WRITTEN EXERCISE | Output the material word for word. Leave each picture out.

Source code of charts
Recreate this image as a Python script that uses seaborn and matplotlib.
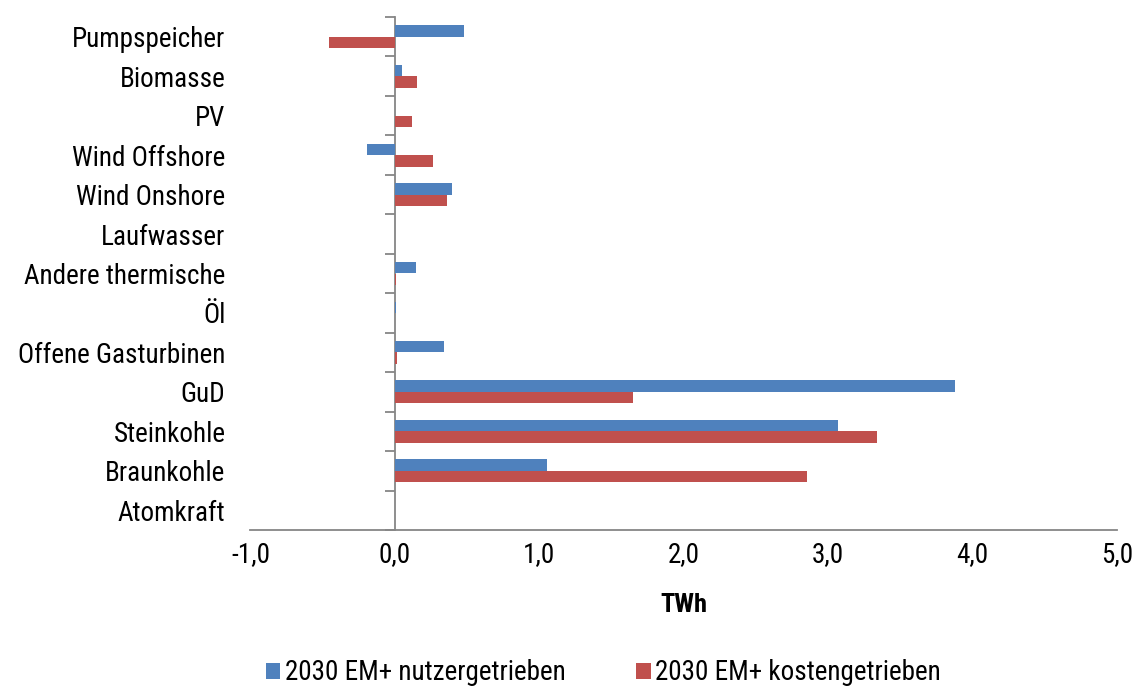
import matplotlib
matplotlib.use("Agg")
import matplotlib.pyplot as plt
import matplotlib.font_manager as fm
import numpy as np
import pandas as pd
import seaborn as sns

# Energy sources (top to bottom) and change in generation in TWh
categories = [
    "Pumpspeicher", "Biomasse", "PV", "Wind Offshore", "Wind Onshore",
    "Laufwasser", "Andere thermische", "Öl", "Offene Gasturbinen",
    "GuD", "Steinkohle", "Braunkohle", "Atomkraft",
]
nutzer = [0.48, 0.046, 0.0, -0.196, 0.395, 0.0, 0.145, 0.005, 0.34, 3.88, 3.07, 1.05, 0.0]
kosten = [-0.457, 0.15, 0.115, 0.263, 0.36, 0.0, 0.01, 0.0, 0.015, 1.65, 3.34, 2.85, 0.0]
series_names = ["2030 EM+ nutzergetrieben", "2030 EM+ kostengetrieben"]
x_ticks = [-1.0, 0.0, 1.0, 2.0, 3.0, 4.0, 5.0]

df = pd.DataFrame({
    "Kategorie": categories * 2,
    "TWh": nutzer + kosten,
    "Szenario": [series_names[0]] * len(categories) + [series_names[1]] * len(categories),
})

sns.set_theme(style="white")

# Prefer a narrow sans face if one is installed
def pick_narrow():
    narrow_names = ["Roboto Condensed", "Liberation Sans Narrow", "Open Sans Condensed",
                    "Noto Sans Condensed", "DejaVu Sans Condensed"]
    names = {f.name for f in fm.fontManager.ttflist}
    for n in narrow_names:
        if n in names:
            return n, "normal"
    for f in fm.fontManager.ttflist:
        if str(f.stretch) in ("condensed", "semi-condensed") and f.style == "normal" \
                and f.name in ("DejaVu Sans", "Noto Sans", "Open Sans", "Roboto"):
            return f.name, str(f.stretch)
    return "DejaVu Sans", "normal"

family, stretch = pick_narrow()
plt.rcParams["font.family"] = [family, "DejaVu Sans"]
plt.rcParams["font.stretch"] = stretch
plt.rcParams["text.color"] = "black"

BLUE = "#4F81BD"
RED = "#C0504D"
GREY = "#868686"
FS = 19.5

fig = plt.figure(figsize=(11.36, 6.9), dpi=100)
ax = fig.add_axes([250.5 / 1136, 1 - 530 / 690, (1117 - 250.5) / 1136, (530 - 17) / 690])

sns.barplot(data=df, y="Kategorie", x="TWh", hue="Szenario", orient="h",
            palette=[BLUE, RED], width=0.58, ax=ax, order=categories,
            hue_order=series_names, saturation=1.0, linewidth=0)

ax.set_xlim(-1.0, 5.0)
ax.set_ylim(len(categories) - 0.5, -0.5)
ax.set_xticks(x_ticks)
ax.set_xticklabels([f"{v:.1f}".replace(".", ",") for v in x_ticks], fontsize=FS, color="black")
ax.set_yticks(range(len(categories)))
ax.set_yticklabels(categories, fontsize=FS, color="black")
ax.tick_params(axis="x", direction="out", length=7, width=1.3, color=GREY, pad=1)
ax.tick_params(axis="y", length=0, pad=18)
ax.set_ylabel("")
ax.set_xlabel("TWh", fontsize=FS - 0.5, fontweight="bold", labelpad=18, color="black")

for side in ("left", "right", "top"):
    ax.spines[side].set_visible(False)
ax.spines["bottom"].set_color(GREY)
ax.spines["bottom"].set_linewidth(1.3)

# Category axis crossing at zero with tick marks between categories
zero_frac = (0.0 - x_ticks[0]) / (x_ticks[-1] - x_ticks[0])
sec = ax.secondary_yaxis(zero_frac)
sec.set_yticks(np.arange(-0.5, len(categories) + 0.5, 1.0))
sec.set_yticklabels([])
sec.tick_params(direction="out", length=7, width=1.3, color=GREY)
sec.spines["left"].set_color(GREY)
sec.spines["left"].set_linewidth(1.3)

handles, labels = ax.get_legend_handles_labels()
ax.legend(handles, labels, loc="center", bbox_to_anchor=((603 - 250.5) / 866.5, -143 / 513),
          ncol=2, frameon=False, fontsize=FS, handlelength=0.55,
          handleheight=0.55, handletextpad=0.15, columnspacing=2.6)

fig.savefig("out.png", dpi=100)
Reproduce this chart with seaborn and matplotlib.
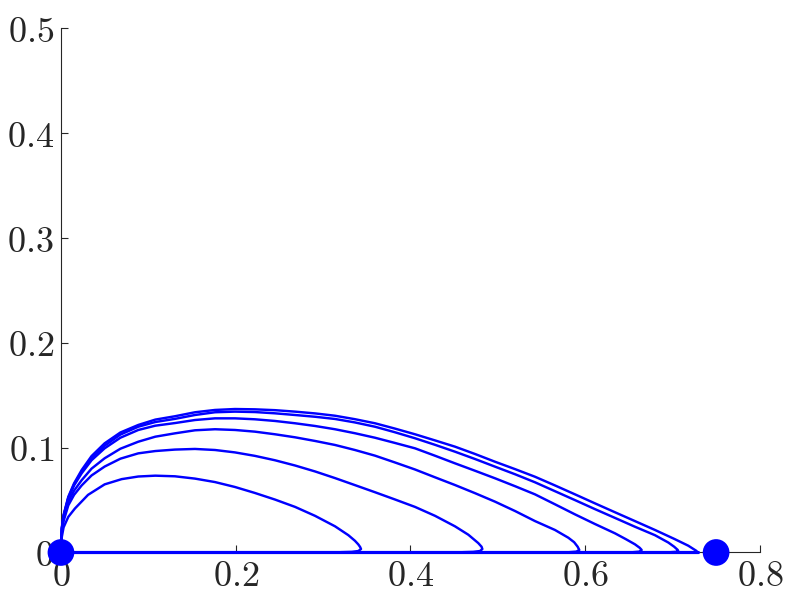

EXERCISE RESULT |
Recreate this image as a Python script that uses seaborn and matplotlib.
import matplotlib
matplotlib.use("Agg")
import matplotlib.pyplot as plt
import matplotlib.font_manager as fm
import numpy as np
import pandas as pd
import seaborn as sns

# Energy sources (top to bottom) and change in generation in TWh
categories = [
    "Pumpspeicher", "Biomasse", "PV", "Wind Offshore", "Wind Onshore",
    "Laufwasser", "Andere thermische", "Öl", "Offene Gasturbinen",
    "GuD", "Steinkohle", "Braunkohle", "Atomkraft",
]
nutzer = [0.48, 0.046, 0.0, -0.196, 0.395, 0.0, 0.145, 0.005, 0.34, 3.88, 3.07, 1.05, 0.0]
kosten = [-0.457, 0.15, 0.115, 0.263, 0.36, 0.0, 0.01, 0.0, 0.015, 1.65, 3.34, 2.85, 0.0]
series_names = ["2030 EM+ nutzergetrieben", "2030 EM+ kostengetrieben"]
x_ticks = [-1.0, 0.0, 1.0, 2.0, 3.0, 4.0, 5.0]

df = pd.DataFrame({
    "Kategorie": categories * 2,
    "TWh": nutzer + kosten,
    "Szenario": [series_names[0]] * len(categories) + [series_names[1]] * len(categories),
})

sns.set_theme(style="white")

# Prefer a narrow sans face if one is installed
def pick_narrow():
    narrow_names = ["Roboto Condensed", "Liberation Sans Narrow", "Open Sans Condensed",
                    "Noto Sans Condensed", "DejaVu Sans Condensed"]
    names = {f.name for f in fm.fontManager.ttflist}
    for n in narrow_names:
        if n in names:
            return n, "normal"
    for f in fm.fontManager.ttflist:
        if str(f.stretch) in ("condensed", "semi-condensed") and f.style == "normal" \
                and f.name in ("DejaVu Sans", "Noto Sans", "Open Sans", "Roboto"):
            return f.name, str(f.stretch)
    return "DejaVu Sans", "normal"

family, stretch = pick_narrow()
plt.rcParams["font.family"] = [family, "DejaVu Sans"]
plt.rcParams["font.stretch"] = stretch
plt.rcParams["text.color"] = "black"

BLUE = "#4F81BD"
RED = "#C0504D"
GREY = "#868686"
FS = 19.5

fig = plt.figure(figsize=(11.36, 6.9), dpi=100)
ax = fig.add_axes([250.5 / 1136, 1 - 530 / 690, (1117 - 250.5) / 1136, (530 - 17) / 690])

sns.barplot(data=df, y="Kategorie", x="TWh", hue="Szenario", orient="h",
            palette=[BLUE, RED], width=0.58, ax=ax, order=categories,
            hue_order=series_names, saturation=1.0, linewidth=0)

ax.set_xlim(-1.0, 5.0)
ax.set_ylim(len(categories) - 0.5, -0.5)
ax.set_xticks(x_ticks)
ax.set_xticklabels([f"{v:.1f}".replace(".", ",") for v in x_ticks], fontsize=FS, color="black")
ax.set_yticks(range(len(categories)))
ax.set_yticklabels(categories, fontsize=FS, color="black")
ax.tick_params(axis="x", direction="out", length=7, width=1.3, color=GREY, pad=1)
ax.tick_params(axis="y", length=0, pad=18)
ax.set_ylabel("")
ax.set_xlabel("TWh", fontsize=FS - 0.5, fontweight="bold", labelpad=18, color="black")

for side in ("left", "right", "top"):
    ax.spines[side].set_visible(False)
ax.spines["bottom"].set_color(GREY)
ax.spines["bottom"].set_linewidth(1.3)

# Category axis crossing at zero with tick marks between categories
zero_frac = (0.0 - x_ticks[0]) / (x_ticks[-1] - x_ticks[0])
sec = ax.secondary_yaxis(zero_frac)
sec.set_yticks(np.arange(-0.5, len(categories) + 0.5, 1.0))
sec.set_yticklabels([])
sec.tick_params(direction="out", length=7, width=1.3, color=GREY)
sec.spines["left"].set_color(GREY)
sec.spines["left"].set_linewidth(1.3)

handles, labels = ax.get_legend_handles_labels()
ax.legend(handles, labels, loc="center", bbox_to_anchor=((603 - 250.5) / 866.5, -143 / 513),
          ncol=2, frameon=False, fontsize=FS, handlelength=0.55,
          handleheight=0.55, handletextpad=0.15, columnspacing=2.6)

fig.savefig("out.png", dpi=100)
Reproduce this chart with seaborn and matplotlib.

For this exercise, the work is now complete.